[7810] in linux-scsi channel archive
Re: Scuffed up CDROM locks up my SMP system. AHA154x module
daemon@ATHENA.MIT.EDU (Eric Youngdale)
Sun Jan 9 14:44:51 2000
Date: Sun, 9 Jan 2000 13:59:37 -0500 (EST)
From: Eric Youngdale <eric@andante.org>
To: Brynn Rogers <brynn@tiny.net>
Cc: linux-scsi@vger.rutgers.edu
In-Reply-To: <38780ECD.7D11EEF8@tiny.net>
Message-ID: <Pine.LNX.4.10.10001091337580.16899-200000@gwyn.tux.org>
MIME-Version: 1.0
Content-Type: MULTIPART/MIXED; BOUNDARY="1624180858-163969540-947444377=:16899"
This message is in MIME format. The first part should be readable text,
while the remaining parts are likely unreadable without MIME-aware tools.
Send mail to mime@docserver.cac.washington.edu for more info.

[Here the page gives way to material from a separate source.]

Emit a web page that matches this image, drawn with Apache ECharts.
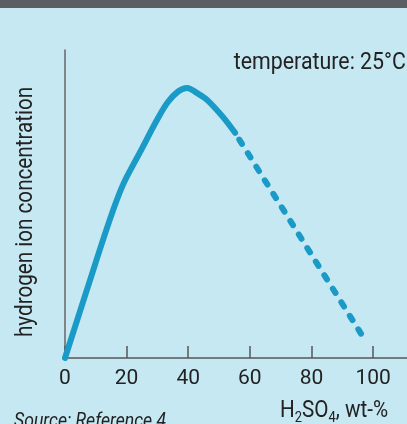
<!DOCTYPE html>
<html>
<head>
<meta charset="utf-8">
<script src="https://cdn.jsdelivr.net/npm/echarts@6/dist/echarts.min.js"></script>
<style>
html,body{margin:0;padding:0;background:#c5e8f3;}
#c{width:407px;height:424px;}
</style>
</head>
<body>
<div id="c"></div>
<script>
// wt-% H2SO4 and relative hydrogen ion concentration (0-100 scale)
const solidX = [0, 7.1, 14.3, 18.8, 24.4, 30.2, 33.4, 36.8, 39.6, 42.9, 46.1, 51.3, 55.2];
const solidY = [0, 22.1, 44.2, 56.2, 66.9, 77.9, 83.1, 86.6, 87.7, 86.0, 83.8, 78.2, 73.1];
const dashX = [55.2, 97.4];
const dashY = [73.1, 5.8];
const xTicks = [0, 20, 40, 60, 80, 100];

const FONT = "'Liberation Sans Narrow', 'Arial Narrow', 'Roboto', sans-serif";
const LINE = '#1a9ac6';

const chart = echarts.init(document.getElementById('c'), null, {renderer: 'canvas'});
chart.setOption({
  backgroundColor: '#c5e8f3',
  animation: false,
  grid: {left: 65, right: 0, top: 50, bottom: 66},
  xAxis: {
    type: 'value', min: 0, max: 111,
    axisLine: {show: true, lineStyle: {color: '#555', width: 1.5}},
    axisTick: {show: true, inside: true, length: 12, customValues: xTicks, lineStyle: {color: '#555', width: 1.5}},
    axisLabel: {customValues: xTicks, color: '#222', fontSize: 21, fontFamily: FONT, margin: 10},
    splitLine: {show: false}
  },
  yAxis: {
    type: 'value', min: 0, max: 100,
    axisLine: {show: true, lineStyle: {color: '#666', width: 1.5}},
    axisTick: {show: false},
    axisLabel: {show: false},
    splitLine: {show: false}
  },
  series: [
    {
      type: 'line', smooth: 0.35, symbol: 'none',
      data: solidX.map((x, i) => [x, solidY[i]]),
      lineStyle: {color: LINE, width: 6, cap: 'round', join: 'round'}
    },
    {
      type: 'line', symbol: 'none',
      data: dashX.map((x, i) => [x, dashY[i]]),
      lineStyle: {color: LINE, width: 6, cap: 'round', type: [5, 11], dashOffset: -8}
    }
  ],
  graphic: [
    {type: 'rect', left: 0, top: 0, shape: {width: 407, height: 8}, style: {fill: '#5b5f63'}},
    {type: 'text', x: 406, y: 63, scaleX: 0.89, style: {text: 'temperature: 25°C', font: '24px ' + FONT, fill: '#222', align: 'right', verticalAlign: 'middle'}},
    {type: 'text', x: 26, y: 337, rotation: Math.PI / 2, scaleX: 0.86, style: {text: 'hydrogen ion concentration', font: '24px ' + FONT, fill: '#222', align: 'left', verticalAlign: 'middle'}},
    {type: 'text', x: 388, y: 411, scaleX: 0.86, style: {
      text: '{m|H}{s|2}{m|SO}{s|4}{m|, wt-%}',
      align: 'right', verticalAlign: 'middle',
      rich: {
        m: {font: '24px ' + FONT, fill: '#222', verticalAlign: 'bottom'},
        s: {font: '15px ' + FONT, fill: '#222', verticalAlign: 'bottom', padding: [0, 0, -3, 0]}
      }
    }},
    {type: 'text', x: 14, y: 422, scaleX: 0.84, style: {text: 'Source: Reference 4', font: 'italic 21px ' + FONT, fill: '#222', align: 'left', verticalAlign: 'middle'}}
  ]
});
</script>
</body>
</html>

--1624180858-163969540-947444377=:16899
Content-Type: TEXT/PLAIN; charset=US-ASCII
On Sat, 8 Jan 2000, Brynn Rogers wrote:
> I have a Quad Pentium Pro running a buslogic BT-956C and a Adaptec 1542B
> (as a module). The aha1542 has only an external CD jukebox with a
> Toshiba XM-3401TA in it. After I mount the bad disk (which works
> fine), when I try to do an ls -R on that disk
> my system will lock up hard, and the cpu activity lights will show
> only one CPU active. I am running the redhat 6.0 kernel (2.2.5-15smp).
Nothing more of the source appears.